Pada tahun 1945, setelah proklamasi kemerdekaan, Indonesia mengalami dinamika politik yang sangat tinggi. Saat itu, muncul pertanyaan besar tentang bentuk dan struktur politik apa yang paling sesuai untuk Indonesia. Apakah Indonesia harus mengadopsi sistem partai tunggal, yang dipandang lebih efektif dan terkontrol? Atau, apakah sistem multipartai lebih cocok untuk memastikan keterwakilan yang lebih luas? Bung Hatta, dengan visi demokrasinya, memilih untuk mendorong sistem multi-partai sebagai solusi yang lebih tepat bagi Indonesia yang baru merdeka.
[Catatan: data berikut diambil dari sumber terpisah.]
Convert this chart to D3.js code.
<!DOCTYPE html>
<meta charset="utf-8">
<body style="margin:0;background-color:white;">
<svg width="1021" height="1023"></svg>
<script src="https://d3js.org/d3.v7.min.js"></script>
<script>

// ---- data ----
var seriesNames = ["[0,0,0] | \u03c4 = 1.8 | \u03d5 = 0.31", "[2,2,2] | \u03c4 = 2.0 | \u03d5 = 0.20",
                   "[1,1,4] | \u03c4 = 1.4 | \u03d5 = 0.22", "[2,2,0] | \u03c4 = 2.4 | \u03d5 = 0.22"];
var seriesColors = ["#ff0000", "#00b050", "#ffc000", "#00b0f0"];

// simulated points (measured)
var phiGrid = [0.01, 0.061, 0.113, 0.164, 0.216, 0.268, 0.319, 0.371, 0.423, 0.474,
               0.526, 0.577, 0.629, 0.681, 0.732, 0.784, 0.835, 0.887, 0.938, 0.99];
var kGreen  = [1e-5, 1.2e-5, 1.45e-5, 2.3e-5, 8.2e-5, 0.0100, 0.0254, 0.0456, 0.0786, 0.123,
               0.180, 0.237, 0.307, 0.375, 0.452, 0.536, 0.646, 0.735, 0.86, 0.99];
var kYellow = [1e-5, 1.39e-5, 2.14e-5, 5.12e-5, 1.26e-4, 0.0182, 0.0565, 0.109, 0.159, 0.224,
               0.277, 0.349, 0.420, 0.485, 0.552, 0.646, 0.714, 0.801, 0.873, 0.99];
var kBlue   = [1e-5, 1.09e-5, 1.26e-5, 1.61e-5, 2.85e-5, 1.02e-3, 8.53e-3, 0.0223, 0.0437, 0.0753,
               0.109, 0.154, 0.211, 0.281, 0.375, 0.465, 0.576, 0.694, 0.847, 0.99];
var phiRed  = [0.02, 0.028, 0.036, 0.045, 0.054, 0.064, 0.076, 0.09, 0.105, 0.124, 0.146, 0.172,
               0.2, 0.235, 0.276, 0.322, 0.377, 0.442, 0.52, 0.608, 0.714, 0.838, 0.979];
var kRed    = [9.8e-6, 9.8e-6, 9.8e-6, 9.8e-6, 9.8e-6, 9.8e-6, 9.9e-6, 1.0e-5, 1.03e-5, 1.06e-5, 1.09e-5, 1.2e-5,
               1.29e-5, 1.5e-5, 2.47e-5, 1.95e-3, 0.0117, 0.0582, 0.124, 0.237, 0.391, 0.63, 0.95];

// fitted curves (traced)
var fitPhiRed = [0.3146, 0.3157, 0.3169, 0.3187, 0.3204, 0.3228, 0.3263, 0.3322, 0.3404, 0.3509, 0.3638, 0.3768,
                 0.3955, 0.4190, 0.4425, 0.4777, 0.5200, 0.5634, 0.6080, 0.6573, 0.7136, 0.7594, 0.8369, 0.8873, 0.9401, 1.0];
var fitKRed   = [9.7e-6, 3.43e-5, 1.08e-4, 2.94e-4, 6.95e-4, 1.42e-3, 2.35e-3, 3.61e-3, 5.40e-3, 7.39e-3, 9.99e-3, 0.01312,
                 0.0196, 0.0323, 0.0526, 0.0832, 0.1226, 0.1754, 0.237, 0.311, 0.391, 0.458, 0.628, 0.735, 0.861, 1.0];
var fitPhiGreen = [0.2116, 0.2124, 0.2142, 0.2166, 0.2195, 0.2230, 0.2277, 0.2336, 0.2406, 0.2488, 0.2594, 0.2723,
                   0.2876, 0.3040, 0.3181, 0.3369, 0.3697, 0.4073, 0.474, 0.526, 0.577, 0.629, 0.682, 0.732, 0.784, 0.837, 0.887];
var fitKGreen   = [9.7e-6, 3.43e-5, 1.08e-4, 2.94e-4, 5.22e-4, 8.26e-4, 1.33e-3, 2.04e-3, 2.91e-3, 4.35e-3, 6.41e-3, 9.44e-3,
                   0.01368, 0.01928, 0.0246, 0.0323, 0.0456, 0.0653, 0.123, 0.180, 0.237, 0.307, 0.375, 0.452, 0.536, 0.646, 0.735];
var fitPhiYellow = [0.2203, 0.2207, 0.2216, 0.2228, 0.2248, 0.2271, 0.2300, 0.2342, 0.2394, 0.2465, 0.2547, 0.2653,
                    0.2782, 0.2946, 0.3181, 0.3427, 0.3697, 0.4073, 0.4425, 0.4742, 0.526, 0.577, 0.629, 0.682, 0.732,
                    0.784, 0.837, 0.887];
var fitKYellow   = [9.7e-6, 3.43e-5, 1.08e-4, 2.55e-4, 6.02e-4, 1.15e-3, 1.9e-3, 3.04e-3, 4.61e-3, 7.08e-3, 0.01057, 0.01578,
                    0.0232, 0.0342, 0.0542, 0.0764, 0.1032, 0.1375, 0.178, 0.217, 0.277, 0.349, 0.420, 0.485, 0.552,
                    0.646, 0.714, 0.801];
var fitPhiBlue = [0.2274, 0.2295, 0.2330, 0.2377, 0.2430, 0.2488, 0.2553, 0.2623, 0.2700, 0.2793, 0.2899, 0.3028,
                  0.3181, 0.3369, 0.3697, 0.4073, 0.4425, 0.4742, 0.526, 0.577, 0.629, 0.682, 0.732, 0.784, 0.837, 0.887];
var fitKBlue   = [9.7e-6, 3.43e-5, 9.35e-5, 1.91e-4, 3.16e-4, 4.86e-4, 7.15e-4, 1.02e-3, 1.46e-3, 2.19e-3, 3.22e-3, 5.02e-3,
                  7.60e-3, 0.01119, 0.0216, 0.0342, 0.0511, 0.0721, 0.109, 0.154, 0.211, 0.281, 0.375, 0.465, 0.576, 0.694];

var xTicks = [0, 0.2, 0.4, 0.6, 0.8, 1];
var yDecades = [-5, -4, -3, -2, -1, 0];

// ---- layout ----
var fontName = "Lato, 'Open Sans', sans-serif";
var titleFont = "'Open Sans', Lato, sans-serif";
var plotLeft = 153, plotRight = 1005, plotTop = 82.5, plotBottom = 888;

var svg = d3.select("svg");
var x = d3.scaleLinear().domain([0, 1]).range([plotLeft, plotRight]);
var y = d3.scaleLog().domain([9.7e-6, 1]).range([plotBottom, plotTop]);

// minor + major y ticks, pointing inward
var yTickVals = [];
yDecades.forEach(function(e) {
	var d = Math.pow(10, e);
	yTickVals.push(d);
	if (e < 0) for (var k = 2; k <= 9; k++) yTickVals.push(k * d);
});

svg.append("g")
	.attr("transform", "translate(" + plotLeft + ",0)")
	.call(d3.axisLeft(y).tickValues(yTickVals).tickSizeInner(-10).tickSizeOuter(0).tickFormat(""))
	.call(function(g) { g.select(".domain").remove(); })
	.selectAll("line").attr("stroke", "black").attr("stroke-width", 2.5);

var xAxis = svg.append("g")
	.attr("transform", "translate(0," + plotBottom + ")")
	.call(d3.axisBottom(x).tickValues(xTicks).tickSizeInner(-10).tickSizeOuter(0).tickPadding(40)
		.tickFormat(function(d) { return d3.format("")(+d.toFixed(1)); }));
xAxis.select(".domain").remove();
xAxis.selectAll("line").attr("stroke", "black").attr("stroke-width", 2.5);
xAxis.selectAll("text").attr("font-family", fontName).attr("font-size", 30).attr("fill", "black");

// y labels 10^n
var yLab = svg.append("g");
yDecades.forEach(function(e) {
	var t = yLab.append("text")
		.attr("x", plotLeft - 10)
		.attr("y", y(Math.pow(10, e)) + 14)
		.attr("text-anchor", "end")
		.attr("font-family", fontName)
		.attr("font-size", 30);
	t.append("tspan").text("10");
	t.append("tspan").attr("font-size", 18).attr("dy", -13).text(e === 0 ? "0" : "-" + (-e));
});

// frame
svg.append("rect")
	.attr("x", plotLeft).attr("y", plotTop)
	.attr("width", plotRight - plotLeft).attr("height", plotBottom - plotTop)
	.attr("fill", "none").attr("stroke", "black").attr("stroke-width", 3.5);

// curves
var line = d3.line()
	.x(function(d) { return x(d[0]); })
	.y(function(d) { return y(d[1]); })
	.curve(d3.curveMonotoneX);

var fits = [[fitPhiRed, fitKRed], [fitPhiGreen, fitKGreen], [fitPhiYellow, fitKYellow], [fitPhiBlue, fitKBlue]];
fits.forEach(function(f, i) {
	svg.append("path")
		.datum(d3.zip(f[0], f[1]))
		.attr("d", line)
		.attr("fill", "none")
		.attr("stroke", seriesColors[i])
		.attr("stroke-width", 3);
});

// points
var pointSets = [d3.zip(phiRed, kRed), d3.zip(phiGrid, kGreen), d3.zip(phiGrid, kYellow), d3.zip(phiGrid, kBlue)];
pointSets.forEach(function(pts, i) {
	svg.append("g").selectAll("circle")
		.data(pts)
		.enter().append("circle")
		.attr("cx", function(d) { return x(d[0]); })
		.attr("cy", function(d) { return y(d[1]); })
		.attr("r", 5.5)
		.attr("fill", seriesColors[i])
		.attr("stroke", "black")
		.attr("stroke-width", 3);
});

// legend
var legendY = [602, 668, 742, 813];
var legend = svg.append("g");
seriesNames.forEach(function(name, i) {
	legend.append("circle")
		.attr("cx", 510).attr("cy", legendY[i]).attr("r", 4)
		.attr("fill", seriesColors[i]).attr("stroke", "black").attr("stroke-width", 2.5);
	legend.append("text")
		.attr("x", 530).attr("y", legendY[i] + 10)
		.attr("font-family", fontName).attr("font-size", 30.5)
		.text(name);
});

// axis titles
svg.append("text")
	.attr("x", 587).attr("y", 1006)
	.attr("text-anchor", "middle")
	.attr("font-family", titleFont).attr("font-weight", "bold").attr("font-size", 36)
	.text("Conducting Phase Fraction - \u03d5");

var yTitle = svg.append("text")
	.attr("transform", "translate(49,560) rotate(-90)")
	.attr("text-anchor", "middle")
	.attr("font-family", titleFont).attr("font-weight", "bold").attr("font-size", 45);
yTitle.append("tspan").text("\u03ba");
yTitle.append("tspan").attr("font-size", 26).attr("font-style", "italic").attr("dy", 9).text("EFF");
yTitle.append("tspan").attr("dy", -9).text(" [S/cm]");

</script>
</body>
Maklumat 3 November 1945: Awal Mula Sistem Multi-Partai
Salah satu langkah monumental yang diambil oleh Bung Hatta untuk membuka jalan bagi sistem multipartai di Indonesia adalah dikeluarkannya Maklumat Wakil Presiden No. X pada 3 November 1945. Maklumat ini mendorong terbentuknya partai-partai politik di Indonesia. Sebelum keluarnya maklumat ini, partai politik belum menjadi bagian dari sistem pemerintahan yang baru terbentuk.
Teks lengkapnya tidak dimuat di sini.